The podcast also included the usual advice component, and near the end, there was a question from a woman who knew she was a lesbian but wanted a second kid, and wondered if it was OK to stick around with her husband and only come out after having said child. Easy answer: no. But Savage answered instead with some enthusiastic, "Bitches be crazy," adding that when "bitches" want a baby, they're crazier still.

Here, I'm afraid my ridiculously low bar for finding something bad-sitcom amusing wasn't even met. I may have cringed slightly on account of Savage's painful attempt at sounding young and hip (even if he was possibly riffing off a Stephen Colbert routine?), or his ironic pose as a straight-guy misogynist, which we of course know is hilarious because Savage is gay and enlightened and does so much good (and he does!). Was it supposed to be OK within the context of a live performance that included a female dominatrix demonstrating something that must have made more sense not in podcast form? Whatever it was about, the "bitches be crazy" ending was just gross. But yes, it fit with the choice to have Rich read "Center of the Universe."

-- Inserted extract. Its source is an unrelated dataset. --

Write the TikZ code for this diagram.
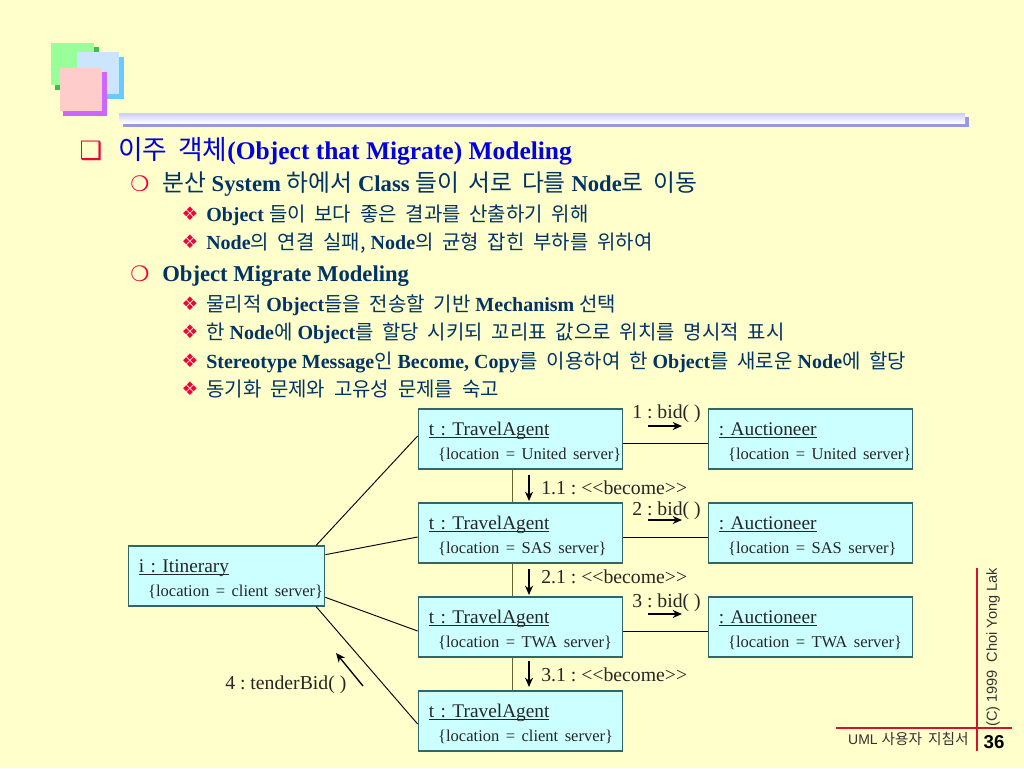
\documentclass[tikz,border=0pt]{standalone}
\usepackage{fontspec}
\usetikzlibrary{arrows.meta}
\setmainfont{Liberation Serif}
\setsansfont{Liberation Sans}
\newfontfamily\kr[WordSpace=1.8,Scale=1.05]{Noto Sans CJK KR}
\newfontfamily\krs[WordSpace=1.95]{Noto Sans CJK KR}
\newfontfamily\bul{DejaVu Sans}
\newcommand{\ko}[1]{{\mdseries\kr #1}}
\newcommand{\kt}[1]{{\mdseries\krs #1}}
\definecolor{paper}{HTML}{FFFFCC}
\definecolor{boxfill}{HTML}{CCFFFF}
\definecolor{boxline}{HTML}{336666}
\definecolor{headblue}{HTML}{0000E0}
\definecolor{bodyblue}{HTML}{003366}
\definecolor{bulred}{HTML}{F0003C}
\definecolor{footred}{HTML}{D8102C}
\definecolor{linkolive}{HTML}{666633}
\definecolor{logogreen}{HTML}{99FF99}
\definecolor{logogreend}{HTML}{44BB44}
\definecolor{logoblue}{HTML}{CCE5FF}
\definecolor{logoblued}{HTML}{66CCFF}
\definecolor{logopink}{HTML}{FFCCCC}
\definecolor{logopinkd}{HTML}{CC66FF}
\definecolor{bartop}{HTML}{CCCCFF}
\definecolor{bardark}{HTML}{9999DD}
\tikzset{
  objbox/.style={draw=boxline,line width=0.8pt,fill=boxfill,minimum height=45pt,inner xsep=8pt,inner ysep=0pt,
    text width=137.5pt,align=left,font=\frenchspacing\fontsize{14.5}{18}\selectfont,text=black!85,
    execute at begin node={\rule{0pt}{14.5pt}}},
  objboxi/.style={objbox,text width=131.5pt},
  headtext/.style={anchor=base west,inner sep=0pt,text=headblue,font=\fontsize{19.1}{22}\selectfont\bfseries},
  leveltwo/.style={anchor=base west,inner sep=0pt,text=bodyblue,font=\fontsize{17}{20}\selectfont\bfseries},
  levelthree/.style={anchor=base west,inner sep=0pt,text=bodyblue,font=\fontsize{15}{18}\selectfont\bfseries},
  msgtext/.style={anchor=base west,inner sep=0pt,text=black!85,font=\frenchspacing\fontsize{14.8}{18}\selectfont},
  msgarrow/.style={-{Stealth[length=7pt,width=6pt]},line width=1pt},
  link/.style={line width=0.7pt},
  bulb/.style={anchor=base,inner sep=0pt,text=bulred},
  bulbone/.style={bulb,font=\fontsize{19}{22}\selectfont\bul\bfseries},
  bulbtwo/.style={bulb,font=\fontsize{16}{20}\selectfont\bul\bfseries},
  bulbthree/.style={bulb,font=\fontsize{14}{16}\selectfont\bul\bfseries},
}
\newcommand{\nm}[1]{\underline{\smash{#1}}}
\newcommand{\loc}[1]{\\\hspace*{7pt}\mbox{\fontsize{12.4}{16}\selectfont\{location = #1\}}}
\begin{document}
\begin{tikzpicture}[x=0.75pt,y=-0.75pt]
  \useasboundingbox (0,0) rectangle (1024,768);
  \fill[paper] (0,0) rectangle (1024,768);
  \fill[logogreend] (55,47) rectangle (99,90);
  \fill[logogreen] (51,43) rectangle (94,85);
  \fill[logoblued] (81,57) rectangle (124,99);
  \fill[logoblue] (77,52) rectangle (119,94);
  \fill[logopinkd] (63,72) rectangle (107,116);
  \fill[logopink] (60,68) rectangle (102,111);
  \fill[bardark] (123,117) rectangle (969,127);
  \shade[top color=bartop,bottom color=white] (119,113) rectangle (965,123);

  \node[bulbone] (b0) at (91,159) {❑};
  \node[headtext] (t0) at (118,159) {\ko{이주 객체}(Object that Migrate) Modeling};
  \node[bulbtwo] (b1) at (140,191) {❍};
  \node[leveltwo] (l1) at (162,191) {\ko{분산} System \ko{하에서} Class \ko{들이 서로 다를} Node\ko{로 이동}};
  \node[bulbthree] (b2) at (190,220) {❖};
  \node[levelthree] (l2) at (206,221) {Object \kt{들이 보다 좋은 결과를 산출하기 위해}};
  \node[bulbthree] (b3) at (190,248) {❖};
  \node[levelthree] (l3) at (206,249) {Node\kt{의 연결 실패,} Node\kt{의 균형 잡힌 부하를 위하여}};
  \node[bulbtwo] (b4) at (140,281) {❍};
  \node[leveltwo] (l4) at (162,281) {Object Migrate Modeling};
  \node[bulbthree] (b5) at (190,310) {❖};
  \node[levelthree] (l5) at (206,311) {\kt{물리적} Object\kt{들을 전송할 기반} Mechanism \kt{선택}};
  \node[bulbthree] (b6) at (190,338) {❖};
  \node[levelthree] (l6) at (206,339) {\kt{한} Node\kt{에} Object\kt{를 할당 시키되 꼬리표 값으로 위치를 명시적 표시}};
  \node[bulbthree] (b7) at (190,367) {❖};
  \node[levelthree] (l7) at (206,368) {Stereotype Message\kt{인} Become, Copy\kt{를 이용하여 한} Object\kt{를 새로운} Node\kt{에 할당}};
  \node[bulbthree] (b8) at (190,395) {❖};
  \node[levelthree] (l8) at (206,396) {\kt{동기화 문제와 고유성 문제를 숙고}};

  \node[objbox] (t1) at (520.5,439) {\nm{t : TravelAgent}\loc{United server}};
  \node[objbox] (a1) at (810.5,439) {\nm{: Auctioneer}\loc{United server}};
  \node[objbox] (t2) at (520.5,533) {\nm{t : TravelAgent}\loc{SAS server}};
  \node[objbox] (a2) at (810.5,533) {\nm{: Auctioneer}\loc{SAS server}};
  \node[objbox] (t3) at (520.5,627) {\nm{t : TravelAgent}\loc{TWA server}};
  \node[objbox] (a3) at (810.5,627) {\nm{: Auctioneer}\loc{TWA server}};
  \node[objbox] (t4) at (520.5,721) {\nm{t : TravelAgent}\loc{client server}};
  \node[objboxi] (iti) at (226.5,576) {\nm{i : Itinerary}\loc{client server}};

  \draw[link] ([xshift=-7pt]iti.north east) -- ([yshift=2.25pt]t1.west);
  \draw[link] ([yshift=16pt]iti.east) -- ([yshift=-3pt]t2.west);
  \draw[link] ([yshift=-16pt]iti.east) -- ([yshift=-3pt]t3.west);
  \draw[link] ([xshift=-7pt]iti.south east) -- ([yshift=-2.25pt]t4.west);
  \draw[link] ([yshift=-3pt]t1.east) -- ([yshift=-3pt]a1.west);
  \draw[link] ([yshift=-3pt]t2.east) -- ([yshift=-3pt]a2.west);
  \draw[link] ([yshift=-3pt]t3.east) -- ([yshift=-3pt]a3.west);
  \draw[link,linkolive] ([xshift=-6pt]t1.south) -- ([xshift=-6pt]t2.north);
  \draw[link,linkolive] ([xshift=-6pt]t2.south) -- ([xshift=-6pt]t3.north);
  \draw[link,linkolive] ([xshift=-6pt]t3.south) -- ([xshift=-6pt]t4.north);

  \node[msgtext] (m1) at (632,418) {1 : bid( )};
  \coordinate (m1a) at (648,426);
  \coordinate (m1b) at (682,426);
  \draw[msgarrow] (m1a) -- (m1b);
  \node[msgtext] (m2) at (632,515) {2 : bid( )};
  \coordinate (m2a) at (648,520);
  \coordinate (m2b) at (682,520);
  \draw[msgarrow] (m2a) -- (m2b);
  \node[msgtext] (m3) at (632,607) {3 : bid( )};
  \coordinate (m3a) at (648,614);
  \coordinate (m3b) at (682,614);
  \draw[msgarrow] (m3a) -- (m3b);
  \node[msgtext] (n1) at (541,494) {1.1 : <{}<become>{}>};
  \coordinate (n1a) at (529,475);
  \coordinate (n1b) at (529,501);
  \draw[msgarrow] (n1a) -- (n1b);
  \node[msgtext] (n2) at (541,583) {2.1 : <{}<become>{}>};
  \coordinate (n2a) at (529,569);
  \coordinate (n2b) at (529,595);
  \draw[msgarrow] (n2a) -- (n2b);
  \node[msgtext] (n3) at (541,681) {3.1 : <{}<become>{}>};
  \coordinate (n3a) at (529,661);
  \coordinate (n3b) at (529,687);
  \draw[msgarrow] (n3a) -- (n3b);
  \node[msgtext] (m4) at (225,689) {4 : tenderBid( )};
  \coordinate (m4a) at (363,686);
  \coordinate (m4b) at (336,653);
  \draw[msgarrow] (m4a) -- (m4b);

  \coordinate (ftl) at (836,728);
  \coordinate (ftr) at (1012,728);
  \coordinate (fvt) at (977,568);
  \coordinate (fvb) at (977,751);
  \draw[footred,line width=0.9pt] (ftl) -- (ftr);
  \draw[footred,line width=0.9pt] (fvt) -- (fvb);
  \node[anchor=base east,inner sep=0pt,font=\fontsize{10.5}{12}\selectfont\sffamily,text=black!80] (foot) at (969,744) {UML \ko{사용자 지침서}};
  \node[anchor=base,inner sep=0pt,font=\fontsize{14}{18}\selectfont\sffamily\bfseries] (page) at (994,748) {36};
  \node[anchor=west,rotate=90,inner sep=0pt,font=\fontsize{10.9}{12}\selectfont\sffamily,text=black!80] (copy) at (993,727) {(C) 1999\ \ Choi Yong Lak};
\end{tikzpicture}
\end{document}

More thoughts on what this all means soon, perhaps, when the haze of the head-cold lifts, or bring yours to the comments.

4 comments:

Moebius Stripper said...

The well-known problem with misogyny intended as humor is that there's no way to call it out without learning that one is a humorless feminist for not laughing along.

I love this way around that connundrum, though I'm not sure I'd necessarily have the presence of mind to apply it on the spot.

I have had occasional success, when told I'm humourless, with explaining that part of having a sense of humour is being able to tell the difference between things that are funny and things that aren't, and that "bitches be crazy" is an example of the latter. Occasionally I'll elaborate at length about how unoriginal such humour is. The "joke"-tellers generally seemed taken aback, as "you have no sense of humour" is expected to be a conversation-ender, and they're certainly expecting to have their senses of humour challenged.

Petey said...

"Contemporary literature where you are compelled to at least temporarily overlook bigotry, to me, means some kind of new insights or style or something"

That's just about the size of it. David Mamet is cool despite the generally reactionary nature of his art cuz he's so damn good. (Oleanna as primary example.) OTOH, Neil LaBute, not so much.

In the arts, you can get away with anything if you do it right. Which is pretty much how it should be, iMHO. But, hell, I like Ezra Pound and Leni Riefenstahl, so what do I know?

"I'm fully capable of laughing if put in front of an old episode of "Two and a Half Men."

The soft bigotry of low expectations. As Michael Gerson fully understood, Two and a Half Men and The Nanny form the axis of television evil. Lena Dunham justifiably frowns at you...

Phoebe said...

Moebius,

It's funny that the article you link to mentions "Shouts and Murmurs," considering that was where Rich's story appeared. I see how a sarcastic 'how hilarious' could work as a retort to genuinely humorless sexual harassment, but Rich here is not sidling up against anyone in a copy room. He's written/performed a clever story whose misogyny won't be immediately obvious to every audience. One couldn't tell Rich that he's so clever, he ought to get into the New Yorker, what with his having already, alas, done just that.

So how does one respond to something like Rich's story? That seems more difficult, because, while it's totally possible to use literary analysis (or common sense) to show why the story's altogether rude, analysis of a joke is announcing one's self as humorless.

Petey,

Lena Dunham's not looking at me, so I can enjoy Fran Fine in peace.

Moebius Stripper said...

Ah, good point...when the comedian in question has already been validated by major publications (or Dan Savage), it's a lot harder to challenge their work on aesthetic grounds. And, as you say, arguing that humour is sexist tends not to win any converts. I've had the most success with dismissive responses along the lines of "eh, that kind of thing was funny the first thirty times I heard it," but 1) that doesn't address the real problem, and 2) it packs less of a punch when it's obvious that, eg, major networks and publishing houses still find such things funny.